» **What you need to do**:
Wherever a line in the data below holds "this", copy that line.

- - -

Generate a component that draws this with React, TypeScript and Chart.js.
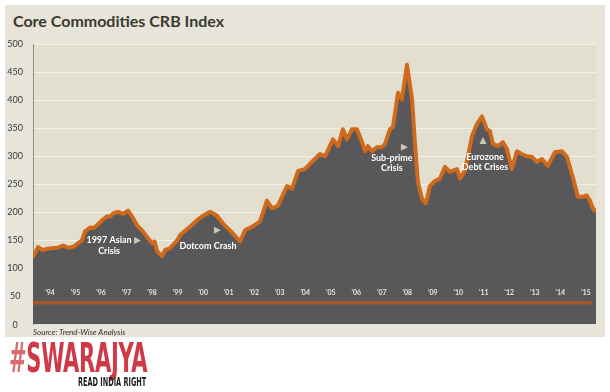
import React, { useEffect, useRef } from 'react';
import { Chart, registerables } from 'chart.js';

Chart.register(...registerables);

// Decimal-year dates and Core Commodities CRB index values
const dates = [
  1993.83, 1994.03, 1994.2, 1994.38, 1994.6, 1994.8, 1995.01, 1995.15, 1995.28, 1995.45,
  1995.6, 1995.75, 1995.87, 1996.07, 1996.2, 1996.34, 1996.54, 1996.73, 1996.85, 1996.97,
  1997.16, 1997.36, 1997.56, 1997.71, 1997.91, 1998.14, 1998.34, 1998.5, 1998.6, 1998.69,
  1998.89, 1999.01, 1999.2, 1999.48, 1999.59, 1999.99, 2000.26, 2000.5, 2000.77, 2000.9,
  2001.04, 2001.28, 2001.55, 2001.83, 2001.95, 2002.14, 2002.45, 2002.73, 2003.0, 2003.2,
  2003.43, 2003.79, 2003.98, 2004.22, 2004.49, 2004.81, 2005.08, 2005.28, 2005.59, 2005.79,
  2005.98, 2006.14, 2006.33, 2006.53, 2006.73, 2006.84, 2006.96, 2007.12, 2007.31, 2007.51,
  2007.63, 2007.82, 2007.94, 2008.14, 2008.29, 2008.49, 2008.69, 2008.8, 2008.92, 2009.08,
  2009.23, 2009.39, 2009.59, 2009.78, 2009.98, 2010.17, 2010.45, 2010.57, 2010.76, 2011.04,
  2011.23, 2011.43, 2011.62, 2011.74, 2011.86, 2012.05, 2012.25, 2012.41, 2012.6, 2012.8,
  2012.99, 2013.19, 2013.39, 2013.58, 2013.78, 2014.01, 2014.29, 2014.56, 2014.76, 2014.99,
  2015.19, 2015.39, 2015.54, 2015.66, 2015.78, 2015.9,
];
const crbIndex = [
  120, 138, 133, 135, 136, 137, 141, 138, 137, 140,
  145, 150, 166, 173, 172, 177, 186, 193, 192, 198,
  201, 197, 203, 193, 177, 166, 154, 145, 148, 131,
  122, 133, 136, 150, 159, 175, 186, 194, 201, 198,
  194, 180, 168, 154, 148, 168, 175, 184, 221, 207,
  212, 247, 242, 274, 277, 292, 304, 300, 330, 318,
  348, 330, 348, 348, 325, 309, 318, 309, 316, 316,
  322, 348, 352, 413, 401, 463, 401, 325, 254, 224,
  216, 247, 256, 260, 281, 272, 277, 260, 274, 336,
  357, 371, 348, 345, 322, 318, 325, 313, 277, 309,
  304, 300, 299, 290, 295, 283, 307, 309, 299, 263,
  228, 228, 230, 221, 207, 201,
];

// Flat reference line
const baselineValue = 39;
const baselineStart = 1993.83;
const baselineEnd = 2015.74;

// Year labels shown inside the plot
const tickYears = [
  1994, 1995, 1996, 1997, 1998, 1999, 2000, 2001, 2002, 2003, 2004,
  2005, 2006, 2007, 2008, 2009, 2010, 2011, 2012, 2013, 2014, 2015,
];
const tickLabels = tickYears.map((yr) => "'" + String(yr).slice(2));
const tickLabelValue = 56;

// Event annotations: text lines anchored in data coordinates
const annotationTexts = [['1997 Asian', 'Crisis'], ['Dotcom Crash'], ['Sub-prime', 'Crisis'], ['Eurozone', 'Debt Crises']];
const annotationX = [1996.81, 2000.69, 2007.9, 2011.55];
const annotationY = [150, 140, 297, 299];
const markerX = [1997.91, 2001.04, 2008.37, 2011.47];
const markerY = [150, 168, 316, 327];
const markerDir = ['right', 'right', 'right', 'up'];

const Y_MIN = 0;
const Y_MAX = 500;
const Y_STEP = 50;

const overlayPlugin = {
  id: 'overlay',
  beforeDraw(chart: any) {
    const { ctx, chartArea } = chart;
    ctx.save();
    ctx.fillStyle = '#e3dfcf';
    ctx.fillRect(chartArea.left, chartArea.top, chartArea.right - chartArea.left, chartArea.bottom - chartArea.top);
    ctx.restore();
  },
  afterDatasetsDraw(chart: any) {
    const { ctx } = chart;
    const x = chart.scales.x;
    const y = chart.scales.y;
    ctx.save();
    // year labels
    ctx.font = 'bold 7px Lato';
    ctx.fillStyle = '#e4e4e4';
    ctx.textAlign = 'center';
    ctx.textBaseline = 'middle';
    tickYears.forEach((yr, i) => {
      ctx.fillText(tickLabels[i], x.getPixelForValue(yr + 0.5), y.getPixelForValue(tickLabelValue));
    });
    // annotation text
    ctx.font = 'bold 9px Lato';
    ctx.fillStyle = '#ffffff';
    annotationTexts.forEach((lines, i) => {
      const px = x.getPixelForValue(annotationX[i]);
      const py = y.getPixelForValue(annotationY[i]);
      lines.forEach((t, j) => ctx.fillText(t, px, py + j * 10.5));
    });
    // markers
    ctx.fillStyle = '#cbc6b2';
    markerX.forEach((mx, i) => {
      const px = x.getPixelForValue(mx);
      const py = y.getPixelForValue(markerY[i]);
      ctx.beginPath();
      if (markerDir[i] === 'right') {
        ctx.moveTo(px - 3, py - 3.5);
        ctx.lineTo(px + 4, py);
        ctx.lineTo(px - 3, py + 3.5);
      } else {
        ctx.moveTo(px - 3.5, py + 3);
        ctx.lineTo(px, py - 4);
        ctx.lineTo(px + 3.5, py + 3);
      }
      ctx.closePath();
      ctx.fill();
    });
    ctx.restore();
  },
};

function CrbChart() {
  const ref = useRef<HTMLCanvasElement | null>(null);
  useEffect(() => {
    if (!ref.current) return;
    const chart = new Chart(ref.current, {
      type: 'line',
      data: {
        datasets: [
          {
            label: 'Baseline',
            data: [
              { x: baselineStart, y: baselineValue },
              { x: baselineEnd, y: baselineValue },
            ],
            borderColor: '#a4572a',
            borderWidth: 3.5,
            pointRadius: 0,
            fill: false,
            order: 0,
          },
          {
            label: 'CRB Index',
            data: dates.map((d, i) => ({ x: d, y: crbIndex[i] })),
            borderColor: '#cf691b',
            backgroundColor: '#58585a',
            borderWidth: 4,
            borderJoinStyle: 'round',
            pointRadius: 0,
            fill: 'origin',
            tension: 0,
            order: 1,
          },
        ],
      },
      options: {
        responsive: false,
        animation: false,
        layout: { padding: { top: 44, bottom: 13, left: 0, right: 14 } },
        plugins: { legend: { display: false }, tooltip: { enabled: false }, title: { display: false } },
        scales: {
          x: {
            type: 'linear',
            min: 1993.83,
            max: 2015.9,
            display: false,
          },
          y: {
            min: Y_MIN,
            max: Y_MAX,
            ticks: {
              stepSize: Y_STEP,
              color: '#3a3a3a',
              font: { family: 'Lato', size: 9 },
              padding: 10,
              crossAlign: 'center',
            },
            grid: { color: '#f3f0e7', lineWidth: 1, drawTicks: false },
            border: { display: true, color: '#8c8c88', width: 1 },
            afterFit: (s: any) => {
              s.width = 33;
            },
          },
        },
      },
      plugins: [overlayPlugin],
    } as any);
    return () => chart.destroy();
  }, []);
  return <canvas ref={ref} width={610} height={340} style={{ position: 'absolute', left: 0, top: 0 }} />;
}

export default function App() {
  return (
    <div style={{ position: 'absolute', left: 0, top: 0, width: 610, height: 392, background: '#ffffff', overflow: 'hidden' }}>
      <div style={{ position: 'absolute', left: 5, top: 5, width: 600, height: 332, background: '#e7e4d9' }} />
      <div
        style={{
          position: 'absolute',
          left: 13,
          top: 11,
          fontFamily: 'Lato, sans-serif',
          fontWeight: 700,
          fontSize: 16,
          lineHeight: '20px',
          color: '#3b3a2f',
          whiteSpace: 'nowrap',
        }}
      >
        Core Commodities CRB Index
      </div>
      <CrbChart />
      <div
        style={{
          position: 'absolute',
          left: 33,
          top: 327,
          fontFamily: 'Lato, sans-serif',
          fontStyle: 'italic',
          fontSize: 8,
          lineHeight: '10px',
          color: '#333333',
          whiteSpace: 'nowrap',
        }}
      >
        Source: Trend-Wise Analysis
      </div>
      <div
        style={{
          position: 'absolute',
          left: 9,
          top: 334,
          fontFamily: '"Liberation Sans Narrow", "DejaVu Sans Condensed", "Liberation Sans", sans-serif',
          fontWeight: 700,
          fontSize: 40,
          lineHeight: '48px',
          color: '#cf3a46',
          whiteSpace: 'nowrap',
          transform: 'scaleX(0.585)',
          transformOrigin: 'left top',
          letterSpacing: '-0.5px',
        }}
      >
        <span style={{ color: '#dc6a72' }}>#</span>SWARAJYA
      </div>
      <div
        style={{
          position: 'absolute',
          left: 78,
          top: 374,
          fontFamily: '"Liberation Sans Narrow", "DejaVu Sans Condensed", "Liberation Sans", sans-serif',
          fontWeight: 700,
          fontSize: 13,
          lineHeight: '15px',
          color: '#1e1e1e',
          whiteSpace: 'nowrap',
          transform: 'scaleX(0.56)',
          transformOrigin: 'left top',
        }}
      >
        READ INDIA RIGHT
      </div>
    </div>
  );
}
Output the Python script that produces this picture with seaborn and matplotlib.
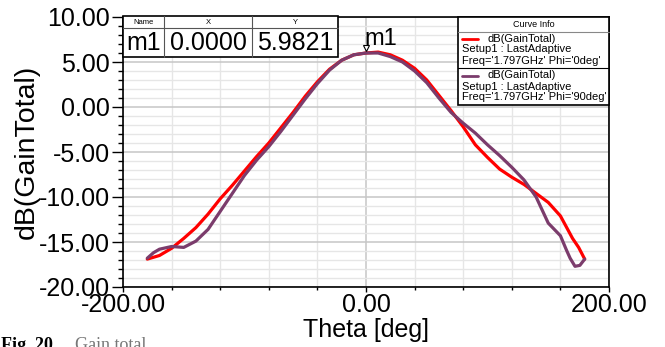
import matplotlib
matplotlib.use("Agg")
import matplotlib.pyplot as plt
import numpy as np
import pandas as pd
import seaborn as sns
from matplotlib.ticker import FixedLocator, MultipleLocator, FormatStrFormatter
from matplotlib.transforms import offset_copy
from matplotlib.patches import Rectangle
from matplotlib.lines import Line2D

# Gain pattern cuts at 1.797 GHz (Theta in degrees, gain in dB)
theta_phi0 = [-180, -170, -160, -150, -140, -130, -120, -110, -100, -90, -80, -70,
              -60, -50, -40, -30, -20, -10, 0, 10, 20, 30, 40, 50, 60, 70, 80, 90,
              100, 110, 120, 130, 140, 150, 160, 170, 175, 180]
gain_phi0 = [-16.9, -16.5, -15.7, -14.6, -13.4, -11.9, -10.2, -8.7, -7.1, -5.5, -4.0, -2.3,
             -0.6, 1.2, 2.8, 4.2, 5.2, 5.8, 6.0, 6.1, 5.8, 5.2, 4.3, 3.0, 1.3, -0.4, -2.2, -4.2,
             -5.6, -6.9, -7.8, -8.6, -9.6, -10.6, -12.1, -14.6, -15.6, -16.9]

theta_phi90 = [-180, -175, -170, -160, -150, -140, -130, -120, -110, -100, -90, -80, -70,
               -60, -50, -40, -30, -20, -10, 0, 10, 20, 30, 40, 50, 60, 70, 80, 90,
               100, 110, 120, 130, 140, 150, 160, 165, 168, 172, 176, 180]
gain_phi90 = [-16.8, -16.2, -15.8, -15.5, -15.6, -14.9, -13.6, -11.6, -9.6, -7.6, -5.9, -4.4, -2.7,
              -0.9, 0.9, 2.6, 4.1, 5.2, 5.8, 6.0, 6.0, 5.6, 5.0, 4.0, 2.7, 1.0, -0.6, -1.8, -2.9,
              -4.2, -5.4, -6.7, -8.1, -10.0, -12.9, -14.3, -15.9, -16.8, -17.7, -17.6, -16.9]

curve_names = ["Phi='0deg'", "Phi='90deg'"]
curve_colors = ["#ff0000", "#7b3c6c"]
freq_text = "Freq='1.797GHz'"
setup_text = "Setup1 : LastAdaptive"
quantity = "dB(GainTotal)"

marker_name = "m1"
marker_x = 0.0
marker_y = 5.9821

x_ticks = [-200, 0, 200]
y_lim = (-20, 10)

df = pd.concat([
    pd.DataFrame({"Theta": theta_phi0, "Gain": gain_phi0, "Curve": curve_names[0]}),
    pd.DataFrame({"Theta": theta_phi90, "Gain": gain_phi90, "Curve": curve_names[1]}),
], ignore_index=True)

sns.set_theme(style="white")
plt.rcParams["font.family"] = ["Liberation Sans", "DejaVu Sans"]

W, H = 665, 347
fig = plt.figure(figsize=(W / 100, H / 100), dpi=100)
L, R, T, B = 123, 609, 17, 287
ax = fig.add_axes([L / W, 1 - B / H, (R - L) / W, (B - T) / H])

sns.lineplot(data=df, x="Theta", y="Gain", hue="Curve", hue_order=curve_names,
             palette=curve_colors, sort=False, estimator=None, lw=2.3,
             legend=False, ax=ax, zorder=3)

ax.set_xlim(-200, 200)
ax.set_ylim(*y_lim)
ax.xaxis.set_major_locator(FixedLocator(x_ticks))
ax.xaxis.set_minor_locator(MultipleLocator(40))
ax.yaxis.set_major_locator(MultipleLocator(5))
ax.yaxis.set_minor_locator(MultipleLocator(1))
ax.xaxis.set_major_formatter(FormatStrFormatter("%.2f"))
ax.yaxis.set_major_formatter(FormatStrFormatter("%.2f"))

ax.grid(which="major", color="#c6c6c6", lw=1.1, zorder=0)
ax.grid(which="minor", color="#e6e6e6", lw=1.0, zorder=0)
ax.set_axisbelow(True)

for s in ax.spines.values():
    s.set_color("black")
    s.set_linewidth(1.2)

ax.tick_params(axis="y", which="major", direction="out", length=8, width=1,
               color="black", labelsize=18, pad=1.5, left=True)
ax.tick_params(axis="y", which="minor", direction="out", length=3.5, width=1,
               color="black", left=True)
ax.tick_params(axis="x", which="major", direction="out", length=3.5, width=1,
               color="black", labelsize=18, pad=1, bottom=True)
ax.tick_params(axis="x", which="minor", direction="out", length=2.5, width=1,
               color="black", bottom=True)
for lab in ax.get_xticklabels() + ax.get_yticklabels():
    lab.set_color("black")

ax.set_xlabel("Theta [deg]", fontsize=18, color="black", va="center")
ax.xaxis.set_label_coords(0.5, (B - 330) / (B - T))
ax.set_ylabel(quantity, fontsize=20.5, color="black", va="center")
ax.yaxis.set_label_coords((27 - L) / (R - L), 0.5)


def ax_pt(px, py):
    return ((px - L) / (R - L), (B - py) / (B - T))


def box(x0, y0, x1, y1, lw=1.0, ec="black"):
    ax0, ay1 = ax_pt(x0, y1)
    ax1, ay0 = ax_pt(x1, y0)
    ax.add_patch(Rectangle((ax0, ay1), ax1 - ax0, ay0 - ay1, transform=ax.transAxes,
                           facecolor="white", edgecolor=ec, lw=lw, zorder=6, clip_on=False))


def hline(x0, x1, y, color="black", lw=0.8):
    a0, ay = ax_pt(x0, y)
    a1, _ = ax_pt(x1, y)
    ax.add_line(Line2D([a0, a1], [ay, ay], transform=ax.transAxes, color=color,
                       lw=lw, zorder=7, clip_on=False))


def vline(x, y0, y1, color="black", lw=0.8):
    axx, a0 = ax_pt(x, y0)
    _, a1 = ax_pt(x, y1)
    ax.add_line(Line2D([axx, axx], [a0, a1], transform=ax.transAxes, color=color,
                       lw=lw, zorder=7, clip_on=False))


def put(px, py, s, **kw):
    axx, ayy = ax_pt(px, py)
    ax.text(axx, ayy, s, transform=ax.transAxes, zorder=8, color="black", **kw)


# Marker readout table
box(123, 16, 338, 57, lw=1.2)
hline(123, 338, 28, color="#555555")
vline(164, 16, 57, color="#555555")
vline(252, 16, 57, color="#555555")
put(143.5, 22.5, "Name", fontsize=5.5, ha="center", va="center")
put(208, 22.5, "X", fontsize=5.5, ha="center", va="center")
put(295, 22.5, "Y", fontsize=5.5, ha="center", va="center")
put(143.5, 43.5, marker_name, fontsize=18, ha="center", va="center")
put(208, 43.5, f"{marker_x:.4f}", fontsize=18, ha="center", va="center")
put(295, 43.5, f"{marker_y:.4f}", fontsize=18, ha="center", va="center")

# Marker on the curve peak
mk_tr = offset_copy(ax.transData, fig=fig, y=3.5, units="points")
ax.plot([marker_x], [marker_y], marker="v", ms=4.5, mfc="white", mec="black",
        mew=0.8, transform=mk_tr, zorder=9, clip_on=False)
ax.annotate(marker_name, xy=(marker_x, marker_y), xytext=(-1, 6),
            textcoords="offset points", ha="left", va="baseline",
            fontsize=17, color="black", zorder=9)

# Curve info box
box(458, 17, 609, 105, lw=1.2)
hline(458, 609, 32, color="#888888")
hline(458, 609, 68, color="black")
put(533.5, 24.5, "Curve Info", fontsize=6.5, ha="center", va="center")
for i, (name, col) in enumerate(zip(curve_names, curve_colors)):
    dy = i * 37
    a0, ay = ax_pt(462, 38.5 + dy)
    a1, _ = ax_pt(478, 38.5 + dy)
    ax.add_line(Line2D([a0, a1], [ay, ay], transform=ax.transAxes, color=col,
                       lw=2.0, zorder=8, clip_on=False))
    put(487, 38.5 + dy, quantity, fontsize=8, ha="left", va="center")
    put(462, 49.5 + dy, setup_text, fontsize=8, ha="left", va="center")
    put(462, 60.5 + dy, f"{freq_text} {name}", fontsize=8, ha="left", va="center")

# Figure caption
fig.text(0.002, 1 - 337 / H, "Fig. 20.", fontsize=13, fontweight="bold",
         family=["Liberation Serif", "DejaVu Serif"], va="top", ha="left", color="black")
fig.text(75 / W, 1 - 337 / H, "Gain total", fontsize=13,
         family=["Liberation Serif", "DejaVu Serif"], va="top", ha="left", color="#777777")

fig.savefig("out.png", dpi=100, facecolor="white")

- - -

» **Answer to the problem**:
Generate a component that draws this with React, TypeScript and Chart.js.
Output the Python script that produces this picture with seaborn and matplotlib.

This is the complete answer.